• [What the task requires] Return the lines below exactly, from the first line to the line that contains "const yTicks = [0, 10, 20, 30, 40, 50, 60, 70];". Leave out pictures.

• [Stored records]
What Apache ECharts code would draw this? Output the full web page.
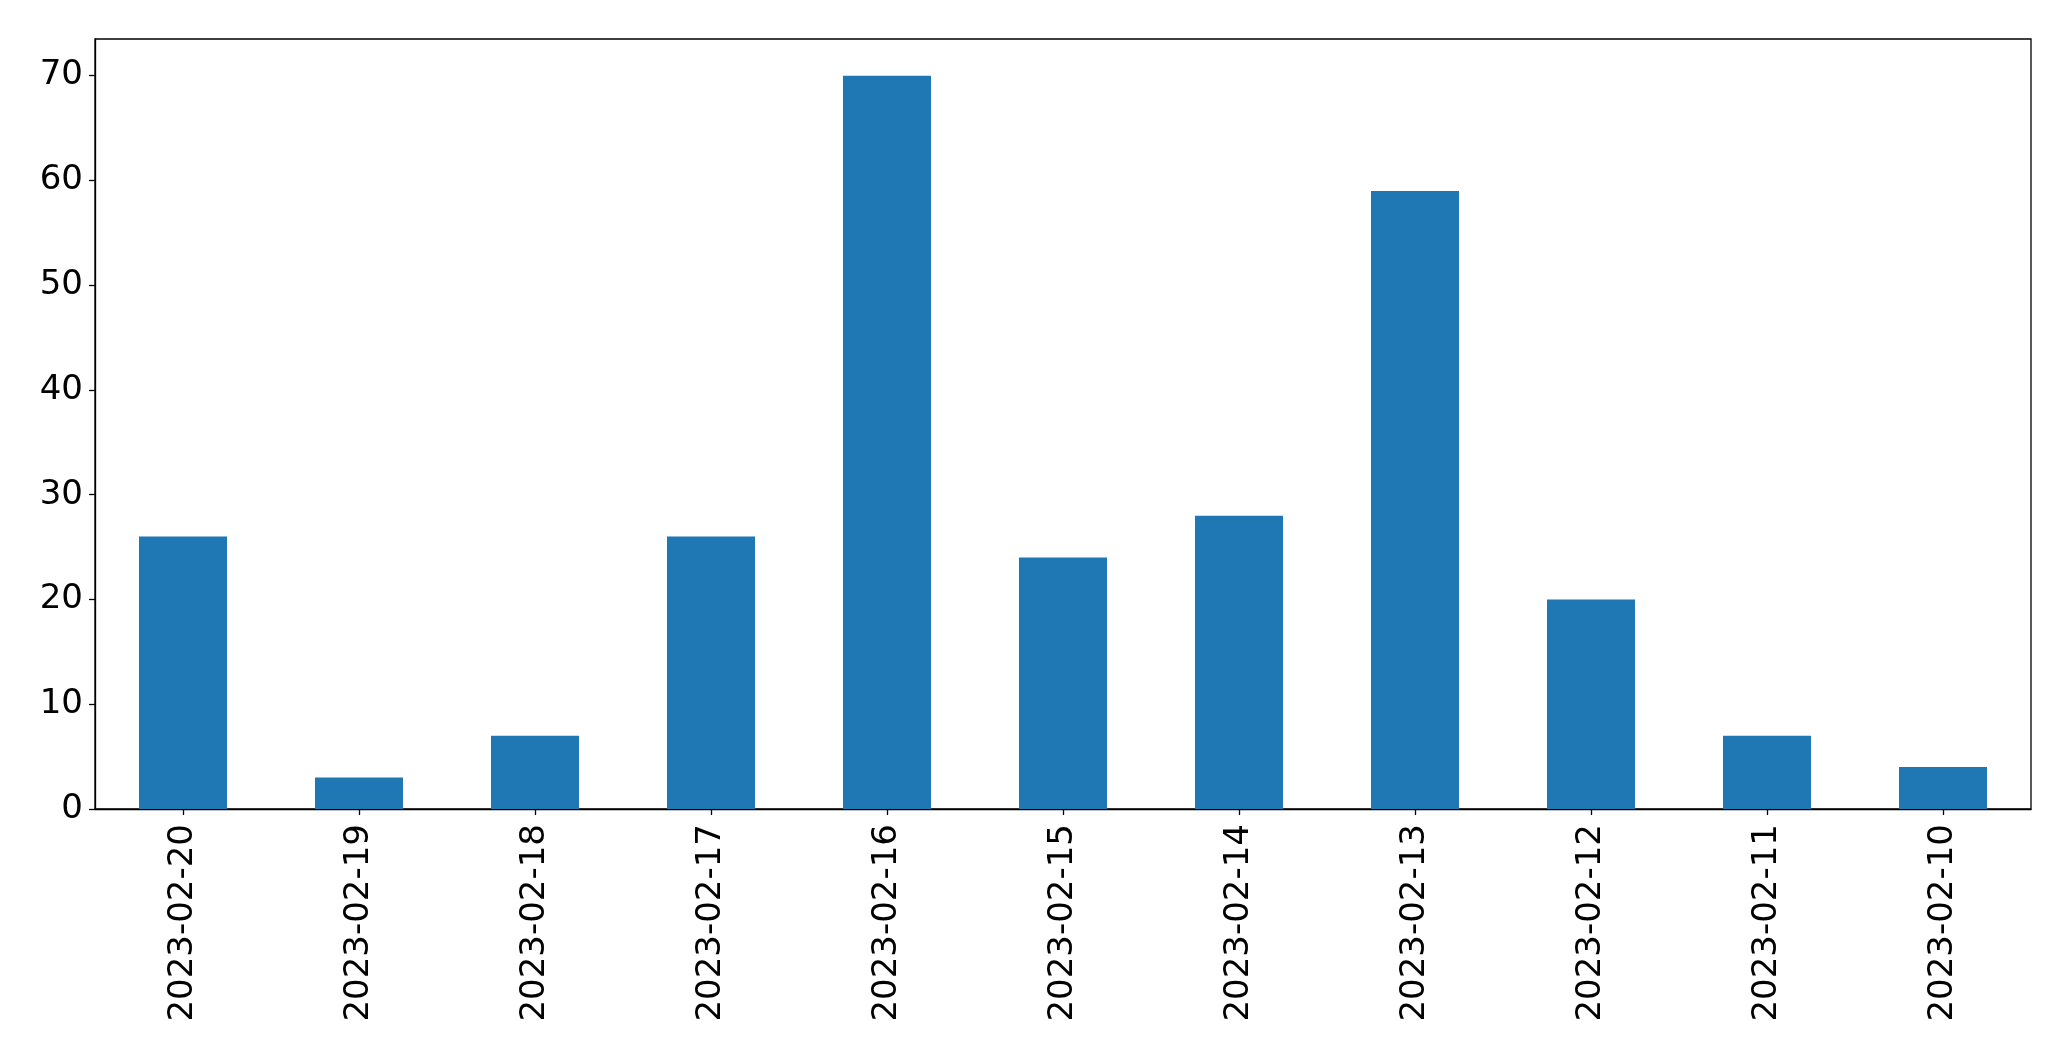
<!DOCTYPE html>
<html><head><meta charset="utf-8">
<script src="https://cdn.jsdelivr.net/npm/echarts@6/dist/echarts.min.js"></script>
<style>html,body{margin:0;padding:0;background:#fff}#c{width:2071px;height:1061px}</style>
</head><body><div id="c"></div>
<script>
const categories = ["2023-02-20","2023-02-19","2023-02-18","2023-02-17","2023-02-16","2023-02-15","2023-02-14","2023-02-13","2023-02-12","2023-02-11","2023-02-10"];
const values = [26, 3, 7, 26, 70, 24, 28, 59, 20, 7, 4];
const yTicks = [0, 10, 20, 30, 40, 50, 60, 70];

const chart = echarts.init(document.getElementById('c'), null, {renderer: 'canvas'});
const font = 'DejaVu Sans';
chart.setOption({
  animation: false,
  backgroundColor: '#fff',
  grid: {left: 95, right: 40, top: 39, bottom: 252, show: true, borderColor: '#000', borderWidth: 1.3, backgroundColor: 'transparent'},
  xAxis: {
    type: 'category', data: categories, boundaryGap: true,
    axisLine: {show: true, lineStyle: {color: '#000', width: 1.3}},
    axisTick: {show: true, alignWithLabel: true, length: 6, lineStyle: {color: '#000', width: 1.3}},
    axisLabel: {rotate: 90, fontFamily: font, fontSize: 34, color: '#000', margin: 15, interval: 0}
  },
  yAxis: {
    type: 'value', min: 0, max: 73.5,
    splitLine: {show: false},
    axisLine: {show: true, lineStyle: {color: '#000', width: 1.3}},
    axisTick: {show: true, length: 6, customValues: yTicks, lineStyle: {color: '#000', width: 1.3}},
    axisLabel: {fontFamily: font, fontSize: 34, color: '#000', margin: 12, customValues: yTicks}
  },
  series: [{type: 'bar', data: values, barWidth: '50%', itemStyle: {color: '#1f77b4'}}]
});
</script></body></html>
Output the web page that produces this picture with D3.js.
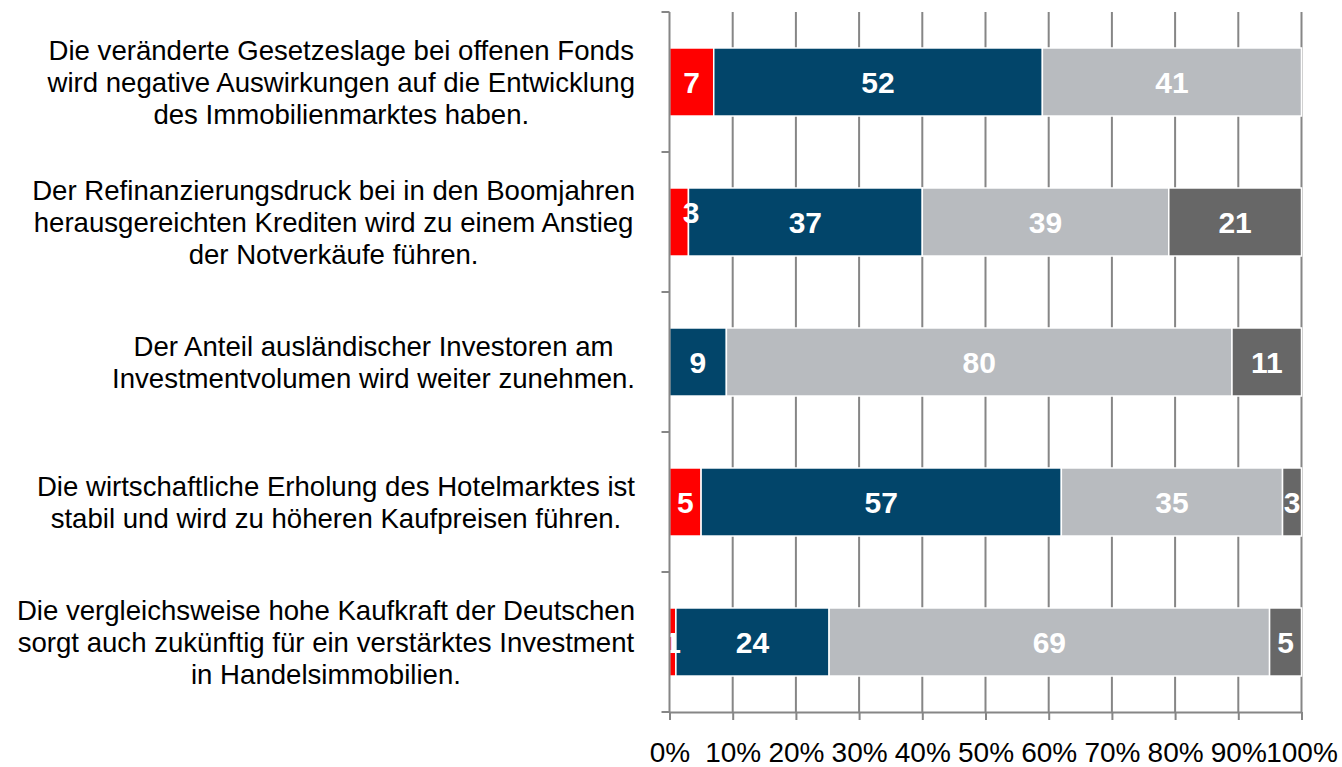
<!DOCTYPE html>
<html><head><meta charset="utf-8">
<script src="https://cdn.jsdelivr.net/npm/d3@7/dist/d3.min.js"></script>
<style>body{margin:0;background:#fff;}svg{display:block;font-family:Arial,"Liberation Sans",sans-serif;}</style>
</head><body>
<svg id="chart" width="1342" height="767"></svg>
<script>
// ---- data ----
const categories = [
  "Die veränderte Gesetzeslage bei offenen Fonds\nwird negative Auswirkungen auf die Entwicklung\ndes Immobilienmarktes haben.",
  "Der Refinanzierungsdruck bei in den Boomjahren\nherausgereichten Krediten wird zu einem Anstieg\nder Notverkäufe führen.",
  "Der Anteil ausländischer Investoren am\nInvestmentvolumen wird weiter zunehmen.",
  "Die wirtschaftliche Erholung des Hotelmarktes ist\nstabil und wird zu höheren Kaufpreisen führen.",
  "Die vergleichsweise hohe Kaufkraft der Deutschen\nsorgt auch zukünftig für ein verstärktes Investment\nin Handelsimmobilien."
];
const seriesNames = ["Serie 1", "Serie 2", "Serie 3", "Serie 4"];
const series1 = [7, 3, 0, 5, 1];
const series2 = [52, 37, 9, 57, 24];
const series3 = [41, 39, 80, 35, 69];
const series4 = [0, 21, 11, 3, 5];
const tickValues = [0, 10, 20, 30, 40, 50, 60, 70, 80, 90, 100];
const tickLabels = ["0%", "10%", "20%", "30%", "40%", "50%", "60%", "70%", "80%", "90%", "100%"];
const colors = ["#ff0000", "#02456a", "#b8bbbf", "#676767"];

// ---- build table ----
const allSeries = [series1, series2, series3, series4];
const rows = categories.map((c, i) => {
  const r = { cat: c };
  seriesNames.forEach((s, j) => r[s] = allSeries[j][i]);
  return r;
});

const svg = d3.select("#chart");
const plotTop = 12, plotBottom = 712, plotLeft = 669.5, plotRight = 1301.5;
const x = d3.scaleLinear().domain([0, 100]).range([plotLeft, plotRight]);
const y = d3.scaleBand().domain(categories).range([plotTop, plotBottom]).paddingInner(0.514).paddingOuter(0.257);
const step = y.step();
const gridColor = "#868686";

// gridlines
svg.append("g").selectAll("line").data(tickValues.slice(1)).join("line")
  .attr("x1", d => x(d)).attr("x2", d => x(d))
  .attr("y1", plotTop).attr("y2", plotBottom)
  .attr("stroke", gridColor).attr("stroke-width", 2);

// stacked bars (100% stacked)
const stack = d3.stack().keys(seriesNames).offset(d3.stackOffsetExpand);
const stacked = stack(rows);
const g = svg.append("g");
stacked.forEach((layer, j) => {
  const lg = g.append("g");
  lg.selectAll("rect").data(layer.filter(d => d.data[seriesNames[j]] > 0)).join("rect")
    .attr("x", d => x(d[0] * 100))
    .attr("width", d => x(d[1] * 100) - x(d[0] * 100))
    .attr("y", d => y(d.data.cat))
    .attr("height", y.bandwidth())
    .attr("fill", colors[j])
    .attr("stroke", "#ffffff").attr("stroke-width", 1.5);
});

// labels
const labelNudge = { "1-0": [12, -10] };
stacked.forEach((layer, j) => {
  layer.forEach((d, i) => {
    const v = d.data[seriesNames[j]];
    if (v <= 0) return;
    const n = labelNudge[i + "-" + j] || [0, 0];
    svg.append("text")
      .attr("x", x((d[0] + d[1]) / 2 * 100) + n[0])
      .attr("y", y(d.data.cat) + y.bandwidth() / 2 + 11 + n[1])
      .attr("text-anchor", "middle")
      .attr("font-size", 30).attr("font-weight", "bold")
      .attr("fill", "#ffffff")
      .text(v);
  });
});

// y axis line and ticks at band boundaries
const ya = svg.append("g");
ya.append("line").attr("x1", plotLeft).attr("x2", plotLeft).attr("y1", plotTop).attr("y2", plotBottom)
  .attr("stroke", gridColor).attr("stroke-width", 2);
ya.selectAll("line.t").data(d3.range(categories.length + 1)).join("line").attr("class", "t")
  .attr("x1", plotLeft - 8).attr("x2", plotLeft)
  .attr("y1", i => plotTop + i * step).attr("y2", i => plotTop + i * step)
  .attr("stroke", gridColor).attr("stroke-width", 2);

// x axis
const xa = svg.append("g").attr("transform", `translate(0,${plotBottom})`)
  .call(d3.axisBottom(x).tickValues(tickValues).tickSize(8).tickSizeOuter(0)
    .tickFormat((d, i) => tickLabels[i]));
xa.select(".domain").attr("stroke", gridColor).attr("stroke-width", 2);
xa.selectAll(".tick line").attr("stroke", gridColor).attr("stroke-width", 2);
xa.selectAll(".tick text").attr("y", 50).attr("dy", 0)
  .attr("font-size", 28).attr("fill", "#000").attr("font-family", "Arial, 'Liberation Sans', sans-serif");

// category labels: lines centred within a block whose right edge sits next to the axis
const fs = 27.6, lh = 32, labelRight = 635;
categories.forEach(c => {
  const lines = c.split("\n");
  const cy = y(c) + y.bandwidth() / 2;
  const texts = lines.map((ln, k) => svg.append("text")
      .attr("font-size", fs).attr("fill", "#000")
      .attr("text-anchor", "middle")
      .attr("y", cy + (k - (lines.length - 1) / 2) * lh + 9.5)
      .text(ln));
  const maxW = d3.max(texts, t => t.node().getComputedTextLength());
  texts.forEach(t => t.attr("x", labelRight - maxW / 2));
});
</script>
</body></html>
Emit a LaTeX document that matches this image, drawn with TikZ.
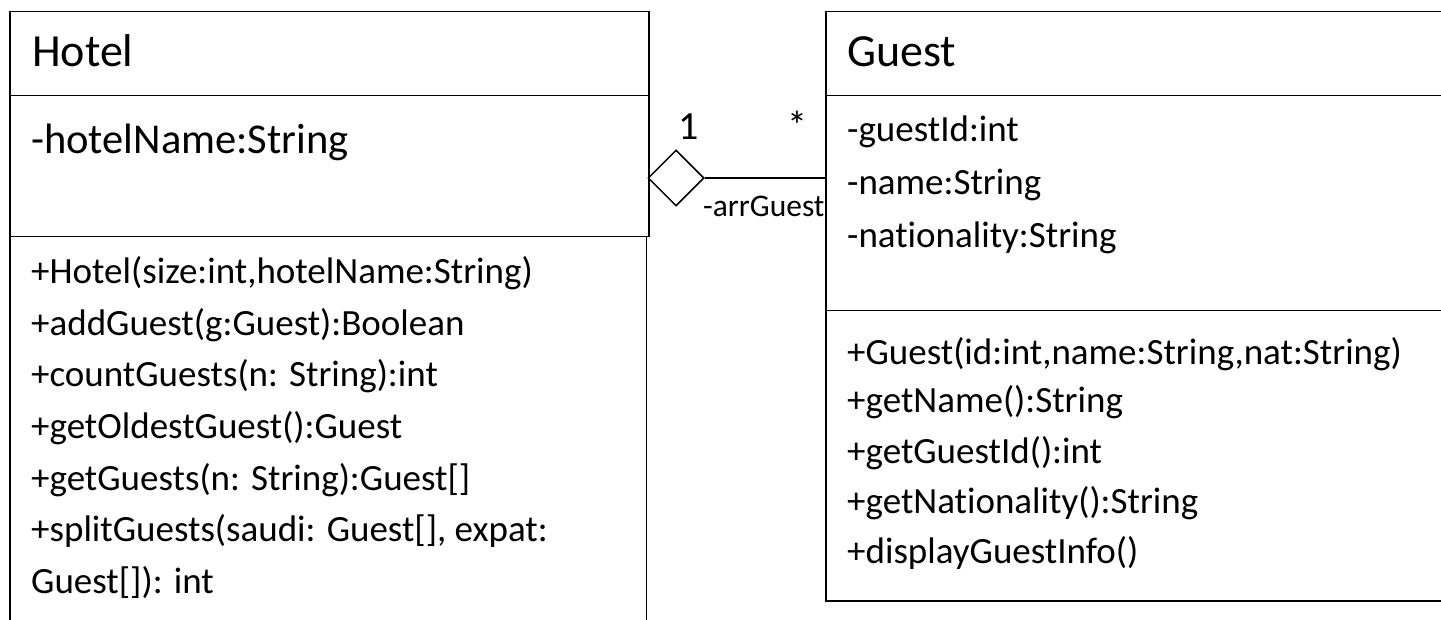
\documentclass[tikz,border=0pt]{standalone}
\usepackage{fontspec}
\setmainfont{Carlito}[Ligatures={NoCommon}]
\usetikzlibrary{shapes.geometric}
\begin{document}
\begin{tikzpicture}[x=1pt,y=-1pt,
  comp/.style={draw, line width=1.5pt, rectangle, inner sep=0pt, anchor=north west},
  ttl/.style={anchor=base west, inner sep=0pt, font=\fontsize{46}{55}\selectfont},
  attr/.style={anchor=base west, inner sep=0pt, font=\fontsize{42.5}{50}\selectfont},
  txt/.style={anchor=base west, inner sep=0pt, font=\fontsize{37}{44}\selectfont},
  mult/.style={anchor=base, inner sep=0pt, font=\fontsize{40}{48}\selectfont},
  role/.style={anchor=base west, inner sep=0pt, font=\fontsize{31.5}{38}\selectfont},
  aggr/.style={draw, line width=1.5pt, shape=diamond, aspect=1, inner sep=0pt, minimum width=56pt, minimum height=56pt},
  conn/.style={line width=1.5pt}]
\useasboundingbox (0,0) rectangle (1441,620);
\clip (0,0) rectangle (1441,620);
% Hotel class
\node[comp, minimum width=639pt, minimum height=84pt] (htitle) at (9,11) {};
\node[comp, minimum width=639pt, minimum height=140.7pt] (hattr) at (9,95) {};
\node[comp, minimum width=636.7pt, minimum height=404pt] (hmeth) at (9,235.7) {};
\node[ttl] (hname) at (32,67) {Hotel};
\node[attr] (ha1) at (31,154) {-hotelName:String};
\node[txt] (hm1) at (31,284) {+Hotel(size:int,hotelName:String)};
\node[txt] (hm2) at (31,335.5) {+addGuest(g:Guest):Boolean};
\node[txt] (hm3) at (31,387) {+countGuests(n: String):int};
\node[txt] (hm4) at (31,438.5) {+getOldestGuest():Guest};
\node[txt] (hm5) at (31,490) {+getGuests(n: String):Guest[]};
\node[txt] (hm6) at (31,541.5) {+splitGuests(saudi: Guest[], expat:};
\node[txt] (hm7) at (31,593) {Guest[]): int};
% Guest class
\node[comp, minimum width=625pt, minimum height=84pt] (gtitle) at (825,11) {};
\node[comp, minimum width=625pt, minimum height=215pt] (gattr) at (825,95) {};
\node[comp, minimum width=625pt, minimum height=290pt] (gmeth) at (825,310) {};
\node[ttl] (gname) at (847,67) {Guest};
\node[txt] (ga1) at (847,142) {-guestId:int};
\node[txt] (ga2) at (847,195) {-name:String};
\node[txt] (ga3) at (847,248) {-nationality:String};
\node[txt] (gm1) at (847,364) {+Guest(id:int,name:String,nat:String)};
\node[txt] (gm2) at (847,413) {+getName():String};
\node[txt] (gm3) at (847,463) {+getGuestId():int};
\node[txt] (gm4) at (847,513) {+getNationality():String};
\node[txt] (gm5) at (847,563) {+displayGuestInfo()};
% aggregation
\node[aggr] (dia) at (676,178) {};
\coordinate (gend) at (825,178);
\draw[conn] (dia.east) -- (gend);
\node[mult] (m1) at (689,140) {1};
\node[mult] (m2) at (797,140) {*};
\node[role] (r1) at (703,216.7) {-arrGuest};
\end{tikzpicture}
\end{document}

• [Answer for the task]
What Apache ECharts code would draw this? Output the full web page.
<!DOCTYPE html>
<html><head><meta charset="utf-8">
<script src="https://cdn.jsdelivr.net/npm/echarts@6/dist/echarts.min.js"></script>
<style>html,body{margin:0;padding:0;background:#fff}#c{width:2071px;height:1061px}</style>
</head><body><div id="c"></div>
<script>
const categories = ["2023-02-20","2023-02-19","2023-02-18","2023-02-17","2023-02-16","2023-02-15","2023-02-14","2023-02-13","2023-02-12","2023-02-11","2023-02-10"];
const values = [26, 3, 7, 26, 70, 24, 28, 59, 20, 7, 4];
const yTicks = [0, 10, 20, 30, 40, 50, 60, 70];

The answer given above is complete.